Folamour's Newest Album ‘Ordinary Drugs’
Ranking with the likes of Henry Wu and O’Flynn, who recently supported him at ‘The Marble Factory’ in Bristol, Folamour’s new album ‘Ordinary Drugs’ marks not only a new path in his own artistic development, but also a powerful statement on movements in 2019 house and disco.
After the success of his debut album, Umami, which featured ‘Petit Prince du Macadam’ and ‘Ivorie’, and took inspiration from Eastern sounds, Ordinary Drugs proves a remarkably less upbeat record, yet nonetheless powerful and provocative in its own way. The track list of the French born DJ reflects his namesake, which means ‘Strange Love’ in French, finding self expression in moments of longing and loneliness. These are examined with artful yet eclectic simplicity, with haunting vocals from artists such as Mark Borgazzi and Elbi.

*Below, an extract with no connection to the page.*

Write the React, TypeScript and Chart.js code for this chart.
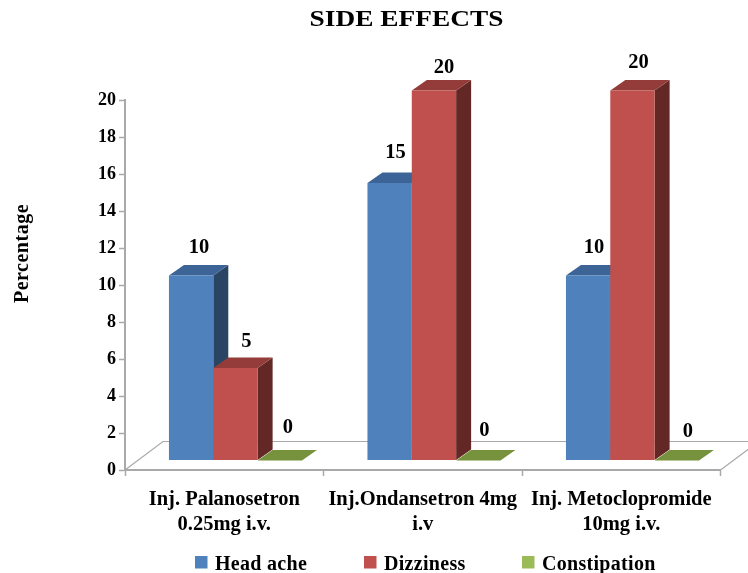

There is a remarkable tenderness in singles such as ‘I Only Remember You When I Sleep’, in which the tentative piano layered over wave like electronics and haunting violin is provocative. The influence of jazz in his work, which initially took shape in tracks such as ‘Just a Lonely Night Eating Sushi’ and ‘Jazz Session for No Future People’ is also intoxicating, and more strongly felt than in ‘Umami’, which was recognisably grounded in disco.
If Folamour is attempting to evoke a seaside resort, this is one borne out of 80s sci-fi theme tunes and brutalist industrial landscapes.
Tracks such as ‘Between the Nights’ and ‘Underwater Memories’ are particularly transportive. Throughout the undercurrent of tech, lo-fi beats underscore a maturer sound, one which evokes blissful spirituality compounded with beach-like serenity. But if Folamour is attempting to evoke a seaside resort, this is one borne out of 80s sci-fi theme tunes and brutalist industrial landscapes. Each track is unpredictable and dynamic, offering something for a range of listeners.
Smooth funk vibes recur in ‘After Winter Must Come Spring’, where the emphatic trumpet is complemented by a groovy undertone. Fans of Folamour’s more overtly electronic sounds will enjoy ‘Christmas is Only Beautiful in TV Shows’, yet even here, the lo-fi beats are dreamlike and euphoric. For the less leisurely listener, we recommend ‘Don’t Make Me Leave You Again, Girl’, which recalls recent electronic favourites such as Mall Grab’s ‘Catching Feelings’ and Leon Vynehall’s ‘English Oak’. Nevertheless, songs such as ‘These Are Just Places to Me Now’ succeed in what he does best: upbeat, harmonic soul-house.